Le débat sur le halal continue à faire couler beaucoup d'encre. Interrogé lundi matin sur Europe 1 au sujet de la polémique autour de l’étiquetage de la viande halal, François Fillon a suggéré aux juifs et aux musulmans de revenir sur les “traditions ancestrales“ d’abattage rituel des animaux. Le Premier ministre, s'exprimant à titre personnel, a estimé que "les religions devaient réfléchir au maintien de traditions qui n'ont plus grand chose à voir avec l'état aujourd'hui de la science, l'état de la technologie, les problèmes de santé". Des propos qui ont indigné d'abord le Crif avant de lancer une nouvelle polémique au sein de la classe politique.
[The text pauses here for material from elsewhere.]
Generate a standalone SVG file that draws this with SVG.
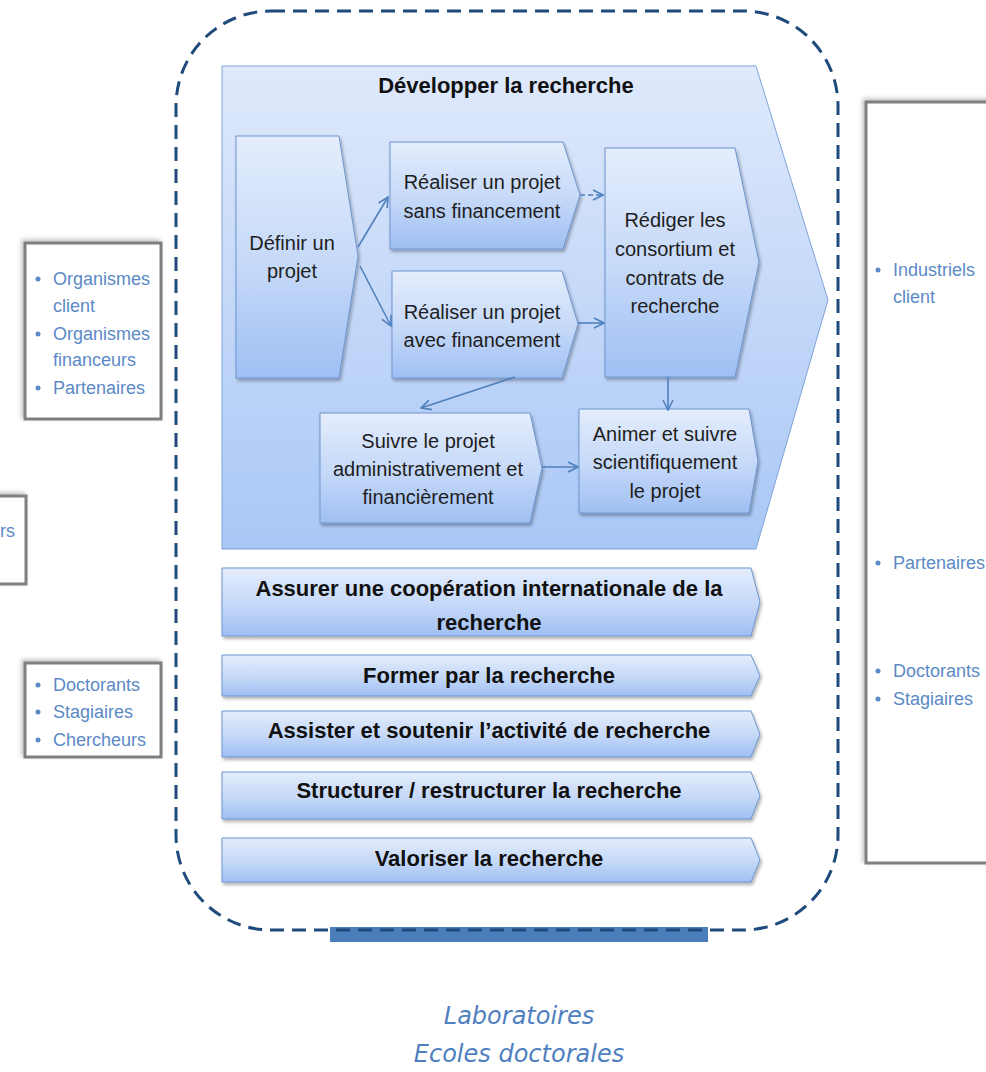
<svg xmlns="http://www.w3.org/2000/svg" width="986" height="1072" viewBox="0 0 986 1072">
<defs>
  <linearGradient id="gBig" x1="0" y1="0" x2="0" y2="1">
    <stop offset="0" stop-color="#dfe9fb"/>
    <stop offset="1" stop-color="#a9c7f6"/>
  </linearGradient>
  <linearGradient id="gNode" x1="0" y1="0" x2="0" y2="1">
    <stop offset="0" stop-color="#e4edfc"/>
    <stop offset="0.55" stop-color="#c4d8f8"/>
    <stop offset="1" stop-color="#9fbff3"/>
  </linearGradient>
  <filter id="sh" x="-10%" y="-10%" width="125%" height="130%">
    <feDropShadow dx="1.5" dy="2.5" stdDeviation="1.8" flood-color="#000" flood-opacity="0.3"/>
  </filter>
  <filter id="shBox" x="-10%" y="-10%" width="125%" height="125%">
    <feDropShadow dx="-2" dy="-2" stdDeviation="2" flood-color="#000" flood-opacity="0.25"/>
  </filter>
  <marker id="arr" viewBox="0 0 12 12" markerWidth="12" markerHeight="12" refX="11" refY="6" orient="auto" markerUnits="userSpaceOnUse">
    <path d="M1,1 L11,6 L1,11" fill="none" stroke="#4f81bd" stroke-width="1.6"/>
  </marker>
  <style>
    .big{fill:url(#gBig);stroke:#7ea4d9;stroke-width:1}
    .node{fill:url(#gNode);stroke:#6c95cf;stroke-width:1;filter:url(#sh)}
    .side{fill:#fff;stroke:#7f7f7f;stroke-width:3;filter:url(#shBox)}
    .t{font-family:"Liberation Sans",Arial,sans-serif;font-size:20px;fill:#1e1e1e;text-anchor:middle}
    .b{font-family:"Liberation Sans",Arial,sans-serif;font-size:22px;font-weight:bold;fill:#111;text-anchor:middle}
    .l{font-family:"Liberation Sans",Arial,sans-serif;font-size:18px;fill:#5b8ac6}
    .dot{fill:#5b8ac6}
    .it{font-family:"DejaVu Sans",sans-serif;font-style:italic;font-size:24px;fill:#4f7fbf;text-anchor:middle}
    .c{fill:none;stroke:#4f81bd;stroke-width:1.6;marker-end:url(#arr)}
  </style>
</defs>
<rect width="986" height="1072" fill="#fff"/>

<g id="box-left-1">
  <rect class="side" x="25" y="243" width="136" height="176"/>
  <circle class="dot" cx="38" cy="279" r="2.5"/>
  <text class="l" x="53" y="285">Organismes</text>
  <text class="l" x="53" y="312">client</text>
  <circle class="dot" cx="38" cy="334" r="2.5"/>
  <text class="l" x="53" y="340">Organismes</text>
  <text class="l" x="53" y="366">financeurs</text>
  <circle class="dot" cx="38" cy="388" r="2.5"/>
  <text class="l" x="53" y="394">Partenaires</text>
</g>
<g id="box-left-2">
  <rect class="side" x="-20" y="496" width="46" height="88"/>
  <text class="l" x="0" y="537">rs</text>
</g>
<g id="box-left-3">
  <rect class="side" x="25" y="663" width="136" height="94"/>
  <circle class="dot" cx="38" cy="685" r="2.5"/>
  <text class="l" x="53" y="691">Doctorants</text>
  <circle class="dot" cx="38" cy="712" r="2.5"/>
  <text class="l" x="53" y="718">Stagiaires</text>
  <circle class="dot" cx="38" cy="740" r="2.5"/>
  <text class="l" x="53" y="746">Chercheurs</text>
</g>
<g id="box-right">
  <rect class="side" x="866" y="102" width="140" height="761"/>
  <circle class="dot" cx="878" cy="270" r="2.5"/>
  <text class="l" x="893" y="276">Industriels</text>
  <text class="l" x="893" y="303">client</text>
  <circle class="dot" cx="878" cy="563" r="2.5"/>
  <text class="l" x="893" y="569">Partenaires</text>
  <circle class="dot" cx="878" cy="671" r="2.5"/>
  <text class="l" x="893" y="677">Doctorants</text>
  <circle class="dot" cx="878" cy="699" r="2.5"/>
  <text class="l" x="893" y="705">Stagiaires</text>
</g>

<g id="bottom-bar">
  <rect x="330" y="927" width="378" height="15" fill="#4a7ebb"/>
</g>
<g id="boundary">
  <rect x="176" y="11" width="662" height="919" rx="95" ry="95" fill="none" stroke="#1f4a7c" stroke-width="3" stroke-dasharray="14 8"/>
</g>

<g id="developper">
  <path class="big" d="M222,66 L756,66 L828,300 L756,549 L222,549 Z"/>
  <text class="b" x="506" y="93">Développer la recherche</text>
</g>
<g id="definir">
  <path class="node" d="M236,136 L339,136 L358,256 L339,378 L236,378 Z"/>
  <text class="t" x="292" y="250">Définir un</text>
  <text class="t" x="292" y="278">projet</text>
</g>
<g id="sans-financement">
  <path class="node" d="M390,142 L563,142 L580,195 L563,249 L390,249 Z"/>
  <text class="t" x="482" y="189">Réaliser un projet</text>
  <text class="t" x="482" y="218">sans financement</text>
</g>
<g id="avec-financement">
  <path class="node" d="M392,271 L562,271 L578,324 L562,378 L392,378 Z"/>
  <text class="t" x="482" y="319">Réaliser un projet</text>
  <text class="t" x="482" y="347">avec financement</text>
</g>
<g id="rediger">
  <path class="node" d="M605,148 L735,148 L759,262 L735,377 L605,377 Z"/>
  <text class="t" x="675" y="227">Rédiger les</text>
  <text class="t" x="675" y="256">consortium et</text>
  <text class="t" x="675" y="285">contrats de</text>
  <text class="t" x="675" y="313">recherche</text>
</g>
<g id="suivre">
  <path class="node" d="M320,413 L530,413 L542,468 L530,523 L320,523 Z"/>
  <text class="t" x="428" y="448">Suivre le projet</text>
  <text class="t" x="428" y="476">administrativement et</text>
  <text class="t" x="428" y="504">financièrement</text>
</g>
<g id="animer">
  <path class="node" d="M579,409 L749,409 L758,461 L749,513 L579,513 Z"/>
  <text class="t" x="665" y="441">Animer et suivre</text>
  <text class="t" x="665" y="469">scientifiquement</text>
  <text class="t" x="665" y="498">le projet</text>
</g>

<g id="connectors">
  <path class="c" d="M358,247 L388,197"/>
  <path class="c" d="M360,266 L391,326"/>
  <path class="c" d="M580,195 L603,195" stroke-dasharray="5 3"/>
  <path class="c" d="M578,323 L604,323"/>
  <path class="c" d="M515,377 L421,408"/>
  <path class="c" d="M668,377 L668,410"/>
  <path class="c" d="M542,467 L578,467"/>
</g>

<g id="cooperation">
  <path class="node" d="M222,568 L751,568 L760,602 L751,636 L222,636 Z"/>
  <text class="b" x="489" y="596">Assurer une coopération internationale de la</text>
  <text class="b" x="489" y="630">recherche</text>
</g>
<g id="former">
  <path class="node" d="M222,655 L751,655 L760,675.5 L751,696 L222,696 Z"/>
  <text class="b" x="489" y="683">Former par la recherche</text>
</g>
<g id="assister">
  <path class="node" d="M222,711 L751,711 L760,734 L751,757 L222,757 Z"/>
  <text class="b" x="489" y="738">Assister et soutenir l’activité de recherche</text>
</g>
<g id="structurer">
  <path class="node" d="M222,772 L751,772 L760,795.5 L751,819 L222,819 Z"/>
  <text class="b" x="489" y="798">Structurer / restructurer la recherche</text>
</g>
<g id="valoriser">
  <path class="node" d="M222,838 L751,838 L760,860 L751,882 L222,882 Z"/>
  <text class="b" x="489" y="866">Valoriser la recherche</text>
</g>

<g id="legend">
  <text class="it" x="519" y="1024">Laboratoires</text>
  <text class="it" x="519" y="1062">Ecoles doctorales</text>
</g>
</svg>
Ecoutez l'interview de François Fillon :

Le Crif "humilié"

Richard Prasquier, le président du Conseil représentatif des institutions juives de France, s'est ainsi dit “choqué“ par la déclaration “stupéfiante“ de François Fillon. "Nous insistons suffisamment sur la loi de 1905 pour dire qu'un Premier ministre, quand il s'exprime publiquement, même à titre personnel, n'a pas à s'immiscer dans des traditions religieuses", a insisté Richard Prasquier qui a bien l’intention d’écrire à François Fillon pour "lui dire que nous avons été surpris de ses déclarations". "Il y a là quelque chose de désagréable, d'humiliant, et de contraire à notre tradition républicaine", a-t-il ajouté.

Deux mois après le dîner annuel du Crif qui réunissait Nicolas Sarkozy et François Hollande, Richard Pasquier a affiché aussi son profond désaccord avec la proposition du chef de l'Etat d'étiqueter la viande "en fonction de la méthode d'abattage" annoncée samedi. "Il semble que le candidat Sarkozy n'ait pas tout à fait les mêmes positions que le président Sarkozy. Je le constate", a-t-il mis en garde. "Cette mesure aurait des conséquences négatives essentiellement sur la communauté juive", a prévenu le président du Crif.
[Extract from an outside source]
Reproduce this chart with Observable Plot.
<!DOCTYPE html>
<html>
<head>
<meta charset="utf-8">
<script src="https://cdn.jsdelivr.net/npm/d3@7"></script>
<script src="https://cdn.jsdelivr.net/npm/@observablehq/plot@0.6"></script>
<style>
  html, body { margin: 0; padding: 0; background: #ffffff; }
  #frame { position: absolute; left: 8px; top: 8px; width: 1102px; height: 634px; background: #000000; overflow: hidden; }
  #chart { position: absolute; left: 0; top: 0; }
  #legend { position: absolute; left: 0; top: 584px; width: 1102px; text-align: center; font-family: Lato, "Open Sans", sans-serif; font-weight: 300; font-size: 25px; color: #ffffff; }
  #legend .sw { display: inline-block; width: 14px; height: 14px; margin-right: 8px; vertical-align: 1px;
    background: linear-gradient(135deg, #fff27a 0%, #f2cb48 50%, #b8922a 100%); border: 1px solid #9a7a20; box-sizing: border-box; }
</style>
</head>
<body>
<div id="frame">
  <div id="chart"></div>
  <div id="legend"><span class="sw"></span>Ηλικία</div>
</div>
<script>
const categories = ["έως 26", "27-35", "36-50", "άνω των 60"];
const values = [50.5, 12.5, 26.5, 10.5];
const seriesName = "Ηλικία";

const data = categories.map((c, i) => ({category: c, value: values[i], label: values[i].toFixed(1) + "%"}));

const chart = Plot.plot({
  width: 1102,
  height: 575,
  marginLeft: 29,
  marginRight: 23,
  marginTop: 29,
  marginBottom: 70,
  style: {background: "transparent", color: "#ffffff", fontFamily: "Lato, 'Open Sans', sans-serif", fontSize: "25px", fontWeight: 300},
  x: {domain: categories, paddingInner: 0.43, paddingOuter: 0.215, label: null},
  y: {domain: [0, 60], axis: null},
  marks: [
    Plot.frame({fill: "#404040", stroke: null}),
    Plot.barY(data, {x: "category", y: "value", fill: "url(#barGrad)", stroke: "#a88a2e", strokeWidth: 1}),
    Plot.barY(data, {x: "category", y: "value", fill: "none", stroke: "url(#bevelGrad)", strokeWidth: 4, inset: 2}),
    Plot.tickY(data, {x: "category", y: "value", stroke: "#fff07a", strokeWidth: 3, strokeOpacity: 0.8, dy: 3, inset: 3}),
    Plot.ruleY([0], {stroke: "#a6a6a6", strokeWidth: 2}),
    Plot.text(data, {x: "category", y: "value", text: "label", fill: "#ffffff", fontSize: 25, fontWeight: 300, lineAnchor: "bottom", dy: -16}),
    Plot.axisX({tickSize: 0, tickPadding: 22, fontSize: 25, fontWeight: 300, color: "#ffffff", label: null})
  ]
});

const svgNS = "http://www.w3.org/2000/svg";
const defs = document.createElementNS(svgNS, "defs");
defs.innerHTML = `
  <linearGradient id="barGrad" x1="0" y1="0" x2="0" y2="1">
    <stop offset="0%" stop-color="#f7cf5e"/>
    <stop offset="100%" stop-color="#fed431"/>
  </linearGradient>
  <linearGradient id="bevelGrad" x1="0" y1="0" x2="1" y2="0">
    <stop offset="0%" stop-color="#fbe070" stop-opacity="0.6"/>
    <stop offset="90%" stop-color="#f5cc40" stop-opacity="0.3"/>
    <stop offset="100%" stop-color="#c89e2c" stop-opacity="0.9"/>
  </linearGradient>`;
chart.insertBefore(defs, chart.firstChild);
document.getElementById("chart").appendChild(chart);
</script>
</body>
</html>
Des voix discordantes dans la majorité

A l'UMP aussi, ces propos font grincer des dents. La secrétaire nationale Salima Saa, étoile montante du parti majoritaire, s'est déclarée "attristée de voir s'étaler des jugements négatifs et dévalorisants sur les musulmans de France". "Au nom de quoi parle-t-on de pratiques ancestrales ? Où est le respect de la foi, des pratiques et des individus ? (...) De tels propos n'ont pas de place dans le débat", écrit-elle dans un communiqué.
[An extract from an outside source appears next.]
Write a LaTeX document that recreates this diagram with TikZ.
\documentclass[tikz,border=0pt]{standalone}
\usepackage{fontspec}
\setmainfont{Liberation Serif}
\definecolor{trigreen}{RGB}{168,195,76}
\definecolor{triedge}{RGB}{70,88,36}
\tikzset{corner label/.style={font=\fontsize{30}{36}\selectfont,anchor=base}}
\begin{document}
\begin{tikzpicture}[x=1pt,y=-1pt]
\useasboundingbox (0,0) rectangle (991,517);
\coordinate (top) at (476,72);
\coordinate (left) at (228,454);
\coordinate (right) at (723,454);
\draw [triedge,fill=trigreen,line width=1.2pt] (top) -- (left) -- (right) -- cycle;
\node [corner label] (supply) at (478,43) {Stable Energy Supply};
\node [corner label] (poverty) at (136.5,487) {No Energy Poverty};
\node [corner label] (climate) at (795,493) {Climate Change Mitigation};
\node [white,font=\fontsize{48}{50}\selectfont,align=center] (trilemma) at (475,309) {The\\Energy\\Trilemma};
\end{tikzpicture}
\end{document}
"Rappelons que 6 millions de Français sont musulmans, et que ces pratiques sont partagées par les Français de confession juive. Ce genre de provocations doit s'arrêter. Il faut mettre fin aux discours de préjugés et de stigmatisation", écrit encore Salima Saa. "Je souhaite que la campagne présidentielle se recentre sur les sujets qui importent aux Français : le logement, l'éducation, l'emploi", conclut-elle.

"Le 'choc des civilisations' n'est pas ma tasse de thé"

Le ministre des Affaires étrangères, Alain Juppé, a pour sa part pris ses distances avec le sujet. "J'ai déjà dit que le 'choc des civilisations' n'était pas ma tasse de thé. Je pense que le problème de la viande halal est un faux problème en réalité, qu'il y a d'autres vraies questions qu'il faut se poser", a déclaré le maire de Bordeaux.

L'ancien Premier ministre, Dominique de Villepin, a pour sa part estimé, mardi sur Europe 1, que François Fillon "aurait mieux fait de se taire". Le candidat à la présidentielle a par ailleurs jugé la polémique "lamentable". "Et il faut voir avec quelle délectation les uns et les autres s'emparent de ce sujet, qu'il faudrait traiter sereinement. Il a une dimension religieuse, économique, commerciale. Ne traitons pas ce sujet à la légère, à la volée", a-t-il conseillé.

Rachida Dati en conflit avec François Fillon pour les législatives à Paris, a accusé mardi le Premier ministre d'être "obsédé par son avenir personnel" et fustigé ses propos sur les traditions religieuses "ancestrales", jugeant qu'il "mélange tout". "Il s'immisce dans les pratiques religieuses, il sort de son rôle", a-t-elle jugé.